Entries with chart source code:

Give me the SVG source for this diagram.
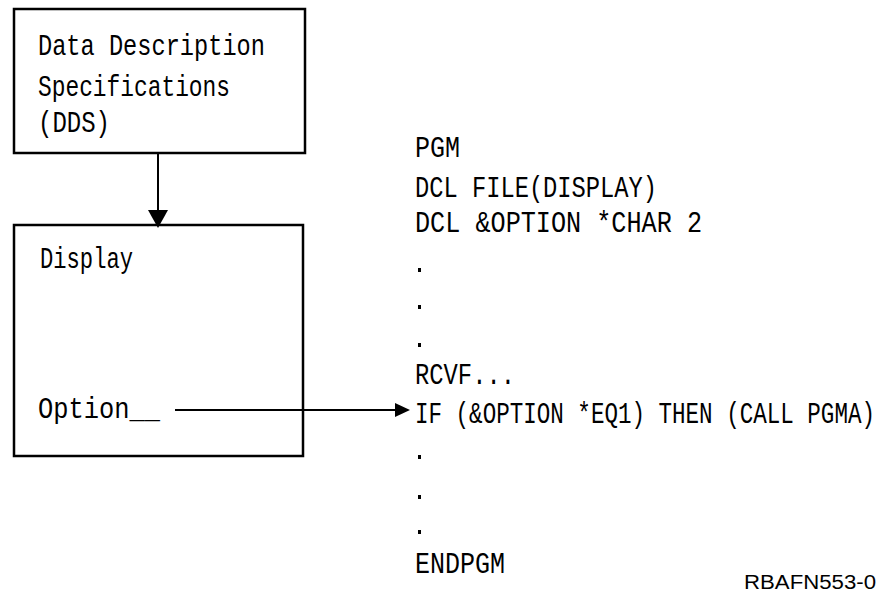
<svg xmlns="http://www.w3.org/2000/svg" width="882" height="594" viewBox="0 0 882 594">
<style>
.box{fill:#fff;stroke:#000;stroke-width:2.5}
.t{font-family:"Liberation Mono","DejaVu Sans Mono",monospace;font-size:22px;fill:#000}
.c{stroke:#000;stroke-width:2;fill:none}
.ah{fill:#000}
.id{font-family:"Liberation Sans",Arial,sans-serif;font-size:20px;fill:#000}
</style>
<rect width="882" height="594" fill="#fff"/>
<g id="dds">
<rect class="box" x="14" y="9" width="291" height="144"/>
<text class="t" transform="translate(38 55) scale(1 1.3)" textLength="227" lengthAdjust="spacingAndGlyphs">Data Description</text>
<text class="t" transform="translate(38 96) scale(1 1.3)" textLength="192" lengthAdjust="spacingAndGlyphs">Specifications</text>
<text class="t" transform="translate(38 132) scale(1 1.3)" textLength="72" lengthAdjust="spacingAndGlyphs">(DDS)</text>
</g>
<g id="display">
<rect class="box" x="14" y="225" width="289" height="231"/>
<text class="t" transform="translate(40 268) scale(1 1.3)" textLength="93" lengthAdjust="spacingAndGlyphs">Display</text>
<text class="t" transform="translate(38 418) scale(1 1.3)" textLength="122" lengthAdjust="spacingAndGlyphs">Option__</text>
</g>
<g id="program">
<text class="t" transform="translate(415 157) scale(1 1.3)" textLength="45" lengthAdjust="spacingAndGlyphs">PGM</text>
<text class="t" transform="translate(415 197) scale(1 1.3)" textLength="242" lengthAdjust="spacingAndGlyphs">DCL FILE(DISPLAY)</text>
<text class="t" transform="translate(415 232) scale(1 1.3)" textLength="287" lengthAdjust="spacingAndGlyphs">DCL &amp;OPTION *CHAR 2</text>
<rect x="418" y="268" width="3" height="4"/>
<rect x="418" y="305" width="3" height="4"/>
<rect x="418" y="343" width="3" height="4"/>
<text class="t" transform="translate(415 384) scale(1 1.3)" textLength="100" lengthAdjust="spacingAndGlyphs">RCVF...</text>
<text class="t" transform="translate(415 423) scale(1 1.3)" textLength="460" lengthAdjust="spacingAndGlyphs">IF (&amp;OPTION *EQ1) THEN (CALL PGMA)</text>
<rect x="418" y="455" width="3" height="4"/>
<rect x="418" y="495" width="3" height="4"/>
<rect x="418" y="530" width="3" height="4"/>
<text class="t" transform="translate(415 573) scale(1 1.3)" textLength="90" lengthAdjust="spacingAndGlyphs">ENDPGM</text>
</g>
<g id="connectors">
<line class="c" x1="158" y1="153" x2="158" y2="212"/>
<polygon class="ah" points="148,210 168,210 158,228"/>
<line class="c" x1="175" y1="410" x2="398" y2="410"/>
<polygon class="ah" points="395,403 395,417 410,410"/>
</g>
<text class="id" x="744" y="589" textLength="132" lengthAdjust="spacingAndGlyphs">RBAFN553-0</text>
</svg>
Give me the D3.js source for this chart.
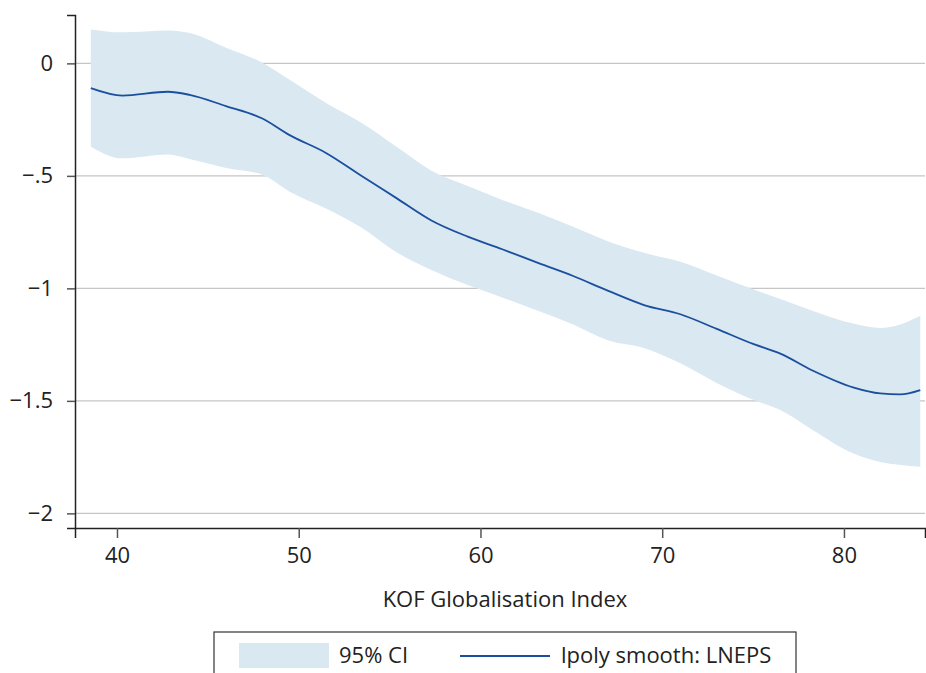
<!DOCTYPE html>
<html>
<head>
<meta charset="utf-8">
<script src="https://cdn.jsdelivr.net/npm/d3@7"></script>
<style>
  body { margin: 0; background: #fff; }
  svg { display: block; font-family: "Open Sans", sans-serif; }
</style>
</head>
<body>
<div id="chart"></div>
<script>
var width = 926,
    height = 673;

// KOF index values where the smooth was read
var kof = [38.56, 40.3, 42.8, 44.0, 46.0, 48.0, 49.5, 51.5, 53.4, 55.4, 57.3, 59.3, 61.2,
           63.2, 65.1, 67.0, 69.0, 71.0, 73.0, 75.0, 76.5, 78.3, 80.5, 82.0, 83.1, 84.2];
// lpoly smooth of LNEPS
var smooth = [-0.11, -0.143, -0.126, -0.14, -0.19, -0.245, -0.319, -0.398, -0.497, -0.6, -0.698, -0.77, -0.826,
              -0.888, -0.945, -1.01, -1.074, -1.115, -1.18, -1.247, -1.29, -1.366, -1.44, -1.467, -1.471, -1.452];
// 95% CI bounds
var ciHigh = [0.151, 0.138, 0.146, 0.135, 0.07, 0.003, -0.073, -0.176, -0.262, -0.372, -0.477, -0.545, -0.607,
              -0.665, -0.726, -0.79, -0.842, -0.882, -0.943, -1.004, -1.047, -1.1, -1.156, -1.176, -1.16, -1.123];
var ciLow = [-0.37, -0.422, -0.405, -0.425, -0.465, -0.495, -0.57, -0.645, -0.727, -0.84, -0.918, -0.985, -1.04,
             -1.1, -1.16, -1.23, -1.265, -1.333, -1.42, -1.495, -1.541, -1.63, -1.733, -1.772, -1.785, -1.793];

var xTicks = [40, 50, 60, 70, 80];
var yTicks = [0, -0.5, -1, -1.5, -2];

var data = kof.map(function (k, i) {
    return { x: k, y: smooth[i], lo: ciLow[i], hi: ciHigh[i] };
});

var margin = { left: 75, right: 1, top: 15, bottom: 145 };
var fontSize = 22;

var x = d3.scaleLinear()
    .domain([37.69, 84.46])
    .range([margin.left, width - margin.right]);

var y = d3.scaleLinear()
    .domain([-2.065, 0.215])
    .range([528, margin.top]);

var svg = d3.select("#chart").append("svg")
    .attr("width", width)
    .attr("height", height);

// gridlines
svg.append("g")
    .selectAll("line")
    .data(yTicks)
    .join("line")
    .attr("x1", margin.left)
    .attr("x2", width - margin.right)
    .attr("y1", d => y(d))
    .attr("y2", d => y(d))
    .attr("stroke", "#c6c6c6")
    .attr("stroke-width", 1.2);

// CI band
svg.append("path")
    .datum(data)
    .attr("fill", "#d9e8f1")
    .attr("d", d3.area()
        .curve(d3.curveMonotoneX)
        .x(d => x(d.x))
        .y0(d => y(d.lo))
        .y1(d => y(d.hi)));

// smooth line
svg.append("path")
    .datum(data)
    .attr("fill", "none")
    .attr("stroke", "#1a4f9f")
    .attr("stroke-width", 1.8)
    .attr("d", d3.line()
        .curve(d3.curveMonotoneX)
        .x(d => x(d.x))
        .y(d => y(d.y)));

var fmtY = function (d) {
    if (d === 0) return "0";
    var s = String(Math.abs(d)).replace(/^0\./, ".");
    return "\u2212" + s;
};

// y axis
var yAxis = svg.append("g")
    .attr("transform", `translate(${margin.left},0)`)
    .call(d3.axisLeft(y).tickValues(yTicks).tickSize(8).tickPadding(14).tickFormat(fmtY));

// x axis
var xAxis = svg.append("g")
    .attr("transform", `translate(0,528)`)
    .call(d3.axisBottom(x).tickValues(xTicks).tickSize(10).tickPadding(9).tickFormat(d3.format("d")));

[yAxis, xAxis].forEach(function (ax) {
    ax.select(".domain").attr("stroke", "#222").attr("stroke-width", 1.5);
    ax.selectAll(".tick line").attr("stroke", "#555").attr("stroke-width", 1.5);
    ax.selectAll("text")
        .attr("font-family", "Open Sans, sans-serif")
        .attr("font-size", fontSize)
        .attr("fill", "#222");
});

// x axis title
svg.append("text")
    .attr("x", 505)
    .attr("y", 607)
    .attr("text-anchor", "middle")
    .attr("font-size", fontSize)
    .attr("fill", "#222")
    .text("KOF Globalisation Index");

// legend
var legend = svg.append("g");

legend.append("rect")
    .attr("x", 214)
    .attr("y", 632)
    .attr("width", 582)
    .attr("height", 60)
    .attr("fill", "none")
    .attr("stroke", "#333")
    .attr("stroke-width", 1.2);

legend.append("rect")
    .attr("x", 239)
    .attr("y", 643)
    .attr("width", 90)
    .attr("height", 25)
    .attr("fill", "#d9e8f1");

legend.append("text")
    .attr("x", 339)
    .attr("y", 663)
    .attr("font-size", fontSize)
    .attr("fill", "#222")
    .text("95% CI");

legend.append("line")
    .attr("x1", 460)
    .attr("x2", 550)
    .attr("y1", 656)
    .attr("y2", 656)
    .attr("stroke", "#1a4f9f")
    .attr("stroke-width", 1.8);

legend.append("text")
    .attr("x", 561)
    .attr("y", 663)
    .attr("font-size", fontSize)
    .attr("fill", "#222")
    .text("lpoly smooth: LNEPS");
</script>
</body>
</html>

INSTRUCTIONS TO FOLLOW:
Within the listing above, extract exactly the lines that run from the one containing "Give me the D3.js source for this chart." through the one containing "-1.772, -1.785, -1.793];", excluding any pictures.

CORRECT RESULT:
Give me the D3.js source for this chart.
<!DOCTYPE html>
<html>
<head>
<meta charset="utf-8">
<script src="https://cdn.jsdelivr.net/npm/d3@7"></script>
<style>
  body { margin: 0; background: #fff; }
  svg { display: block; font-family: "Open Sans", sans-serif; }
</style>
</head>
<body>
<div id="chart"></div>
<script>
var width = 926,
    height = 673;

// KOF index values where the smooth was read
var kof = [38.56, 40.3, 42.8, 44.0, 46.0, 48.0, 49.5, 51.5, 53.4, 55.4, 57.3, 59.3, 61.2,
           63.2, 65.1, 67.0, 69.0, 71.0, 73.0, 75.0, 76.5, 78.3, 80.5, 82.0, 83.1, 84.2];
// lpoly smooth of LNEPS
var smooth = [-0.11, -0.143, -0.126, -0.14, -0.19, -0.245, -0.319, -0.398, -0.497, -0.6, -0.698, -0.77, -0.826,
              -0.888, -0.945, -1.01, -1.074, -1.115, -1.18, -1.247, -1.29, -1.366, -1.44, -1.467, -1.471, -1.452];
// 95% CI bounds
var ciHigh = [0.151, 0.138, 0.146, 0.135, 0.07, 0.003, -0.073, -0.176, -0.262, -0.372, -0.477, -0.545, -0.607,
              -0.665, -0.726, -0.79, -0.842, -0.882, -0.943, -1.004, -1.047, -1.1, -1.156, -1.176, -1.16, -1.123];
var ciLow = [-0.37, -0.422, -0.405, -0.425, -0.465, -0.495, -0.57, -0.645, -0.727, -0.84, -0.918, -0.985, -1.04,
             -1.1, -1.16, -1.23, -1.265, -1.333, -1.42, -1.495, -1.541, -1.63, -1.733, -1.772, -1.785, -1.793];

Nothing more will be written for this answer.